Exploradas as paisagens cáusticas e de alta octanagem em Brutalism, exumada a dualidade da lírica perfurante e sentida recostada em secções sónicas de alto arrojo em Joy as an Act of Resistance, e reiterado, porém numa intensidade ainda mais ampla, tudo o que de melhor estes dois projetos exibiam na sua terceira proposta ULTRAMONO, a próxima entrada na discografia dos IDLES não se prendia tanto com uma questão de “quando”, mas mais pertinentemente “o quê”. Com a produção entregue a ninguém menos que Kenny Beats, cujo catálogo de colaborações dificilmente se conseguiria enumerar aqui na íntegra, o quinteto britânico de post-punk parte rumo a novas frentes em CRAWLER, numa tentativa de encerrar o capítulo em que podemos seguramente agrupar os três lançamentos que o antecedem, de modo a não alongar a estadia da estética sonora até agora prevalente por mais tempo do que esta seria bem-vinda.
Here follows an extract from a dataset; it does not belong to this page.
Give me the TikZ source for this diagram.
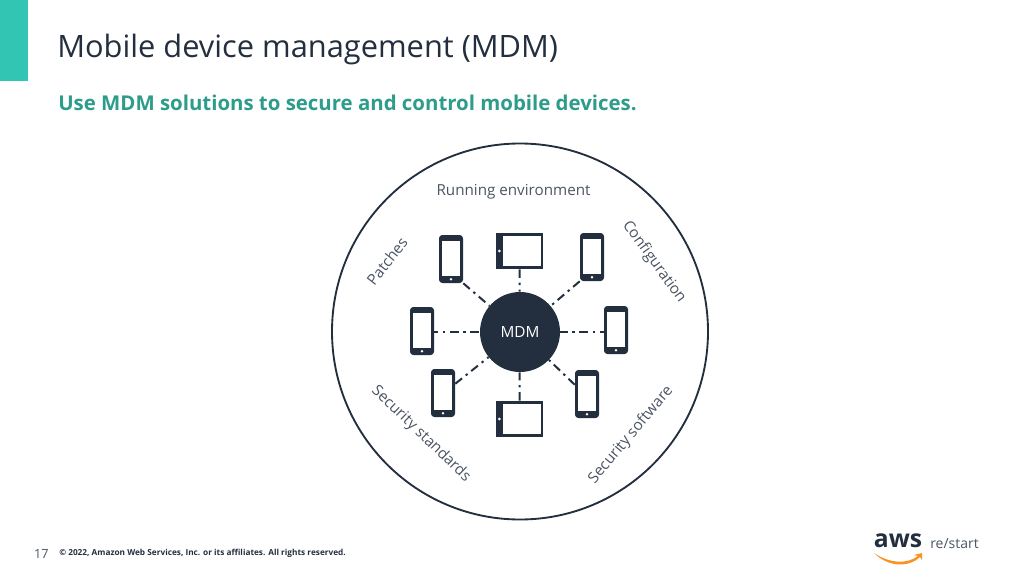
\documentclass[tikz,border=0pt]{standalone}
\usepackage{xcolor}
\usepackage{fontspec}
\setmainfont{Open Sans}
\usetikzlibrary{arrows.meta,positioning,calc}
\definecolor{mdmnavy}{HTML}{232F3E}
\definecolor{mdmgray}{HTML}{4B5563}
\definecolor{mdmteal}{HTML}{2E9C8B}
\definecolor{mdmbar}{HTML}{33C5B3}
\definecolor{mdmorange}{HTML}{F7931E}
\tikzset{
    topiclabel/.style={font=\fontsize{11.4}{13}\selectfont,text=mdmgray,inner sep=0pt},
    linkline/.style={mdmnavy,line width=1.5pt,dash pattern=on 6.5pt off 3.5pt on 1.8pt off 3.5pt},
    phonebox/.style={rectangle,rounded corners=2.5pt,fill=mdmnavy,minimum width=18pt,minimum height=36pt,inner sep=0pt,
        path picture={
            \fill[white,sharp corners] ($(path picture bounding box.south west)+(2.2pt,5.6pt)$) rectangle ($(path picture bounding box.north east)+(-2.2pt,-4.4pt)$);
            \fill[white] ($(path picture bounding box.south)+(0,2.8pt)$) circle (1.1pt);
        }},
    tabletbox/.style={rectangle,fill=mdmnavy,minimum width=35.5pt,minimum height=27pt,inner sep=0pt,
        path picture={
            \fill[white] ($(path picture bounding box.south west)+(5.2pt,2pt)$) rectangle ($(path picture bounding box.north east)+(-1.6pt,-2pt)$);
            \fill[white] ($(path picture bounding box.west)+(2.6pt,0)$) circle (1.1pt);
        }}
}

\begin{document}
\begin{tikzpicture}[x=0.75pt,y=-0.75pt]
    \useasboundingbox (0,0) rectangle (1032,578);
    \fill[mdmbar] (0,0) rectangle (28,81);
    \node[anchor=west,inner sep=0pt,font=\fontsize{23.1}{27}\selectfont,text=mdmnavy] (title) at (57,49) {Mobile device management (MDM)};
    \node[anchor=west,inner sep=0pt,font=\fontsize{15.3}{18}\selectfont\bfseries,text=mdmteal] (subtitle) at (58,103) {Use MDM solutions to secure and control mobile devices.};

    \node[circle,draw=mdmnavy,line width=1.4pt,minimum size=282pt,inner sep=0pt] (outer) at (520,331.5) {};
    \node[circle,fill=mdmnavy,text=white,minimum size=60pt,inner sep=0pt,font=\fontsize{11.5}{13}\selectfont] (mdm) at (520,332) {MDM};

    \node[phonebox] (phoneA) at (451,259) {};
    \node[phonebox] (phoneB) at (592,257) {};
    \node[phonebox] (phoneC) at (422,331) {};
    \node[phonebox] (phoneD) at (616,330) {};
    \node[phonebox] (phoneE) at (443,393) {};
    \node[phonebox] (phoneF) at (587,394) {};
    \node[tabletbox] (tabletA) at (519.5,251) {};
    \node[tabletbox] (tabletB) at (519.5,419) {};

    \draw[linkline] (phoneA.south east) -- (mdm);
    \draw[linkline] (phoneB.south west) -- (mdm);
    \draw[linkline,dash phase=3.5pt] (phoneC.east |- mdm) -- (mdm);
    \draw[linkline,dash phase=3.5pt] (phoneD.west |- mdm) -- (mdm);
    \draw[linkline] (phoneE.37) -- (mdm);
    \draw[linkline] (phoneF.143) -- (mdm);
    \draw[linkline] (tabletA.south) -- (mdm);
    \draw[linkline] (tabletB.north) -- (mdm);

    \node[topiclabel] (running) at (513.5,192) {Running environment};
    \node[topiclabel,rotate=52] (patches) at (387,261) {Patches};
    \node[topiclabel,rotate=-54] (config) at (654,262) {Configuration};
    \node[topiclabel,rotate=-44] (standards) at (421,434) {Security standards};
    \node[topiclabel,rotate=50] (software) at (631,435) {Security software};

    \node[anchor=east,inner sep=0pt,font=\fontsize{9.5}{11}\selectfont,text=mdmgray] (pagenum) at (49,554) {17};
    \node[anchor=west,inner sep=0pt,font=\fontsize{6.2}{7}\selectfont\bfseries,text=mdmnavy] (copyright) at (59,553) {© 2022, Amazon Web Services, Inc. or its affiliates. All rights reserved.};

    \node[anchor=center,inner sep=0pt,font=\fontsize{18.5}{22}\selectfont\bfseries,text=mdmnavy] (awstext) at (898,541) {aws};
    \node[anchor=west,inner sep=0pt,font=\fontsize{10.5}{12}\selectfont,text=mdmgray] (restart) at (930,544) {re/start};
    \fill[mdmorange] (874,553) .. controls (890,564) and (908,564) .. (918,556) -- (914,555) -- (922,553) -- (922,560) -- (920,557) .. controls (908,568) and (888,567) .. (874,553) -- cycle;
\end{tikzpicture}
\end{document}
Tais esforços são aparentes logo nas primeiras instâncias. «MTT 420 RR» não perde tempo a denunciar o tom opressivo e algo encardido que se virá a impor durante a primeira metade do álbum. A mudança é mais que aparente e revê-se sobretudo na aura asfixiante e opressiva que dá origem à narrativa em destaque. Mergulha-se numa temática de choque, colisão, desorientação e crise de identidade. Faixas como «The Wheel» e «Car Crash», entre tantas outras, começam rapidamente a amontoar-se à medida que o storytelling pitoresco de Joe Talbot nos vai relatando os ciclos viciosos e rotinas depreciativas das quais tantos de nós nos tentamos livrar frustradamente. A utilização de instrumentação despojada de grandes emoções, muitas vezes centrada essencialmente na conjunção rudimentar do baixo com a bateria, enaltece ainda mais o sentimento de desolação, de não saber como sair de um labirinto que, aparentando não ter saída, se vai contraindo cada vez mais, até que fica verdadeiramente sufocante e insuportável.
Mas se, por um lado, a primeira metade do álbum favorece uma perspetiva mais atribulada e problemática, a sua sequela desperta sob uma ótica bem mais otimista e esperançosa. «Beachland Ballroom», com as suas aspirações a balada de soul, surge como um movimento de libertação, uma revivida noção de que o controlo está novamente em nossa posse. Com «Crawl!», onde notamos um verdadeiro ponto de viragem na semântica que se vocaliza, abre-se a possibilidade de escapar às rédeas do passado, de “rastejar” de um lugar escuro e desolado para um outro de emancipação. Asserta-se um processo de revitalização que perdura até ao final do disco.
Conceptualmente, o seguimento temático pretendido em CRAWLER é claro, mas os moldes em que as suas ideias são executadas, por muito inovadoras que se possam declarar, sentem-se assumidamente menos impactantes do que aquilo a que a banda nos habituou. Da mesma maneira que certas faixas indicam que o grupo procura uma nova direção no seu som, outras refletem uma postura algo pusilânime e precavida. Ainda assim, sustenta-se, sem margem para grandes dúvidas, o argumento de que este não será um passo em falso na discografia do grupo. Os alicerces para uma nova fase de IDLES – uma era em que o coletivo já não se rege pelo medo de atuar fora da sua zona de conforto e em que se expressa no domínio que bem quer e lhe apetece – já foram erguidos. Basta agora afinar os pormenores.